Work instructions :: Go through each line of the records below and count those with the word "this". Give only the count.

Data extract ::
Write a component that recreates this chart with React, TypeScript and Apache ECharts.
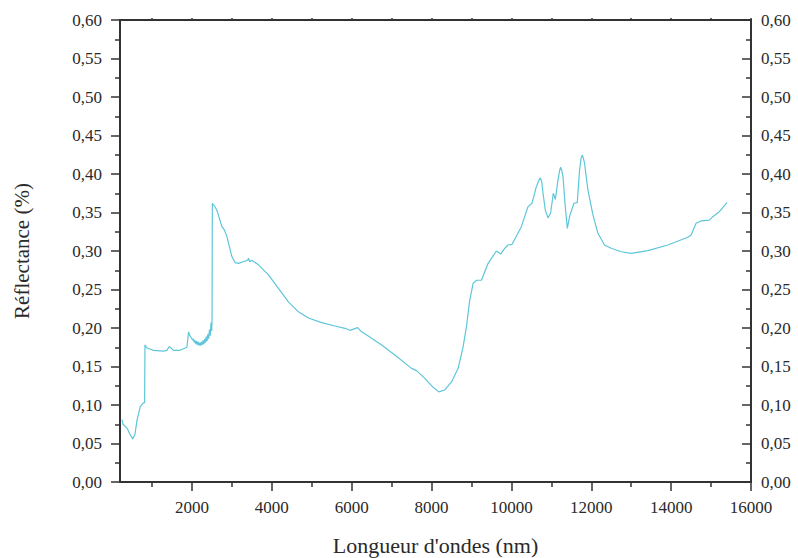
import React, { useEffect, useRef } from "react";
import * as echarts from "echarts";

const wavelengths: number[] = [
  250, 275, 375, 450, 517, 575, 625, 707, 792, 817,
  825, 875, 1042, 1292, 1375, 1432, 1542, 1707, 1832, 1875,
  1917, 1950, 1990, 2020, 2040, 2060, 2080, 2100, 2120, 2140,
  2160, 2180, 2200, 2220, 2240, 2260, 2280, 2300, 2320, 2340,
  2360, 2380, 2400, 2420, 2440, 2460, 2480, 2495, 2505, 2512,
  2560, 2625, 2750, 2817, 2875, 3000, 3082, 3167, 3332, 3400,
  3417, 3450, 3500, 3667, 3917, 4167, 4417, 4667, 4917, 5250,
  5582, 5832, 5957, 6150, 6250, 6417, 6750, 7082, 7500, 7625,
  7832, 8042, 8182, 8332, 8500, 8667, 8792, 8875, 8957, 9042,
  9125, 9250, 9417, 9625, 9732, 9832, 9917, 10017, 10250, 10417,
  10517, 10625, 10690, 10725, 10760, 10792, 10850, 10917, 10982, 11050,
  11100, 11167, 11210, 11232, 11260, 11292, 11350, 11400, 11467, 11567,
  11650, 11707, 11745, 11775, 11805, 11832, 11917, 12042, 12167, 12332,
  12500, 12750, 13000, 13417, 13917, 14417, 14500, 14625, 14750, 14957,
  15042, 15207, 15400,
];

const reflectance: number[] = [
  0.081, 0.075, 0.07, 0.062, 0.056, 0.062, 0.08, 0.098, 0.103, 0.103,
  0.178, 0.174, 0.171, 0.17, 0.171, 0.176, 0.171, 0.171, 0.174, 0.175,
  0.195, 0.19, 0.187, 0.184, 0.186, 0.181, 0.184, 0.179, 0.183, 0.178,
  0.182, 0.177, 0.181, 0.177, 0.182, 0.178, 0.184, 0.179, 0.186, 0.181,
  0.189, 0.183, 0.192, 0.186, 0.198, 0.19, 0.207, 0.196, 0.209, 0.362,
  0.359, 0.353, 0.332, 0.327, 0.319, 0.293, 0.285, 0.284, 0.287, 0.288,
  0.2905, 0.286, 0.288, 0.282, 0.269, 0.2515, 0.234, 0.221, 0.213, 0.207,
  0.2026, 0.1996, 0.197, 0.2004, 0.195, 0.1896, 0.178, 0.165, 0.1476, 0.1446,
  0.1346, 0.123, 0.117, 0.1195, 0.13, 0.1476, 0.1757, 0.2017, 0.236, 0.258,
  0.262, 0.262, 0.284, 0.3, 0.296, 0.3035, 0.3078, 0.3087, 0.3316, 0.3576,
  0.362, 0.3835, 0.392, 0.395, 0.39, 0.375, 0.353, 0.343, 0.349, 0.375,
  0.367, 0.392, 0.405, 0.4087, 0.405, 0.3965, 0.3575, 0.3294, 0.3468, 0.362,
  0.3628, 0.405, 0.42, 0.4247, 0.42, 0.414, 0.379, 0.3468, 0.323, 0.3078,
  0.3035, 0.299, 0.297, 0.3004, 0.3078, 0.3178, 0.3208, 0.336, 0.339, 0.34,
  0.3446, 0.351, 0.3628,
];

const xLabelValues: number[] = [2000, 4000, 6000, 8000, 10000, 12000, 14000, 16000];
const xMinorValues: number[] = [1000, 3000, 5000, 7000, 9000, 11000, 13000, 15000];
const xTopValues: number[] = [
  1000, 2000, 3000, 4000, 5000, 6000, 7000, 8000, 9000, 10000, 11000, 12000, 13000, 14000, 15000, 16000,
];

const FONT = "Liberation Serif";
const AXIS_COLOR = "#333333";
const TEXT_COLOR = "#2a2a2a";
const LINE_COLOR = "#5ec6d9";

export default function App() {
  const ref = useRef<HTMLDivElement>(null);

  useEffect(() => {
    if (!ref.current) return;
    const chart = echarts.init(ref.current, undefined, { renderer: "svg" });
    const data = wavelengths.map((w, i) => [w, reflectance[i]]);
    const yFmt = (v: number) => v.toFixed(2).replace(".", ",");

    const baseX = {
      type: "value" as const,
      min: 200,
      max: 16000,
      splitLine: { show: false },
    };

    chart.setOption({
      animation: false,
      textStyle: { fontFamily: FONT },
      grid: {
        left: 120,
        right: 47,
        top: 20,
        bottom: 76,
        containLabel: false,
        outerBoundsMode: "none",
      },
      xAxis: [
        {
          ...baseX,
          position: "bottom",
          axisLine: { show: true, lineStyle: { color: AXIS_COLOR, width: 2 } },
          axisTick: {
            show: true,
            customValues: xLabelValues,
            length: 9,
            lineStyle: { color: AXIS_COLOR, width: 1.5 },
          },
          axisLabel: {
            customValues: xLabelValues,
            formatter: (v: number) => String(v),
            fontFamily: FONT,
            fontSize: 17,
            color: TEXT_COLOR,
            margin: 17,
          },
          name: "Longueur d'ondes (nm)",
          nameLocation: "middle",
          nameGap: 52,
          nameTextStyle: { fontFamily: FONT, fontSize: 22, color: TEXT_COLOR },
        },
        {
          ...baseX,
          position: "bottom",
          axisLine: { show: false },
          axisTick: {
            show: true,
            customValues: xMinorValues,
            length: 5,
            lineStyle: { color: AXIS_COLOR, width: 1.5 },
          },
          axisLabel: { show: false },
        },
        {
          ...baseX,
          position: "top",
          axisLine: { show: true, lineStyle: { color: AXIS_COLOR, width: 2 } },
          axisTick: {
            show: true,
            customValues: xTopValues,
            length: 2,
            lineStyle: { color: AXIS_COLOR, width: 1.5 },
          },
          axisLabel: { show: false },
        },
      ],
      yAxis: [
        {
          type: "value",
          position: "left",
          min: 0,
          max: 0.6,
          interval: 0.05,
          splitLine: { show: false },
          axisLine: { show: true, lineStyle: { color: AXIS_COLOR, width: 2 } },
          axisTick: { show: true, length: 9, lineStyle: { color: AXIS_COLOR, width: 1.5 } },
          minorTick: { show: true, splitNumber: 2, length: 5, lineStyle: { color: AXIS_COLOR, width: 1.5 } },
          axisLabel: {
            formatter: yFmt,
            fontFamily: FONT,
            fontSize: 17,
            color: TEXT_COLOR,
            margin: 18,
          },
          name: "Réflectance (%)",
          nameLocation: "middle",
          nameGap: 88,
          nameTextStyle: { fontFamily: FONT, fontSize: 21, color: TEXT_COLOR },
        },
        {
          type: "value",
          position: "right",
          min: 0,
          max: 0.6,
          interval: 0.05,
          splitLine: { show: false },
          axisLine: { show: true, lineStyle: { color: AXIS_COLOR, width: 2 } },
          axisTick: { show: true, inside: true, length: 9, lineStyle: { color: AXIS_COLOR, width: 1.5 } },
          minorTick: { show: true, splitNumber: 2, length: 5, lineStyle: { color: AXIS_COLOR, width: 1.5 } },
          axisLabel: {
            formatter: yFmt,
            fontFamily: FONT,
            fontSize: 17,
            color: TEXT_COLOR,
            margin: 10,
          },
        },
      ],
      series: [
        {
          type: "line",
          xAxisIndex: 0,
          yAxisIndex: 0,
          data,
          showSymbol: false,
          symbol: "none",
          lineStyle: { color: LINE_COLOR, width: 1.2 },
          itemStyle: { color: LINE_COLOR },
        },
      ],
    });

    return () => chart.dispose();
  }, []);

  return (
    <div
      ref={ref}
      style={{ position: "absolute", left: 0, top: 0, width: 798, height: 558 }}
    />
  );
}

...

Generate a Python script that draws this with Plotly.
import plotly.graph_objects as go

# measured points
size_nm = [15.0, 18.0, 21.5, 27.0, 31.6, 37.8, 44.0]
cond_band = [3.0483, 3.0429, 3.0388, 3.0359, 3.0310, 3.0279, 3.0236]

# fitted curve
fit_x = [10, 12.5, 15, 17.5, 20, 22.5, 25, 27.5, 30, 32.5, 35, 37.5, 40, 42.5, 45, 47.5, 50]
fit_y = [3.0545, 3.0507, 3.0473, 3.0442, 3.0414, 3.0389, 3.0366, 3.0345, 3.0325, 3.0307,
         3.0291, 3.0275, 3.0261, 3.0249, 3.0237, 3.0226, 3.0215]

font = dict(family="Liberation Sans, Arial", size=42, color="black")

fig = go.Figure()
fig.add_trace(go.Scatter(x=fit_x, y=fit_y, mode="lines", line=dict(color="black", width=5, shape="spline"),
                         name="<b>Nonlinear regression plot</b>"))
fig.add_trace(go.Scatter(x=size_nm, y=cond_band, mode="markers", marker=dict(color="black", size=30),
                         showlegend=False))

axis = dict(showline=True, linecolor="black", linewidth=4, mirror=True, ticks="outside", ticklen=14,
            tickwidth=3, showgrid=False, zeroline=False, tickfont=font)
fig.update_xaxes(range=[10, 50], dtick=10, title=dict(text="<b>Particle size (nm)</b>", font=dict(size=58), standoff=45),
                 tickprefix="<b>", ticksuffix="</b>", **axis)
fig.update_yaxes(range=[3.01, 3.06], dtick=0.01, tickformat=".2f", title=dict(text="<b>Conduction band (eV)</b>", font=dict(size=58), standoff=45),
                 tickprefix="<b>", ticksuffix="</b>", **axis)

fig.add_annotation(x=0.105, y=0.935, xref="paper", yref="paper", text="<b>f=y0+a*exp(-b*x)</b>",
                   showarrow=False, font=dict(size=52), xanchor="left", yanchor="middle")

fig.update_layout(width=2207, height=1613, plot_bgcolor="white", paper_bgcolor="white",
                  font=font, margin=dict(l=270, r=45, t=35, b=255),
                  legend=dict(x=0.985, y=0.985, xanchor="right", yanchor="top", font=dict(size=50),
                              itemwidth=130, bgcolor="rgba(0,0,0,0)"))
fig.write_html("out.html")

Result below :: 2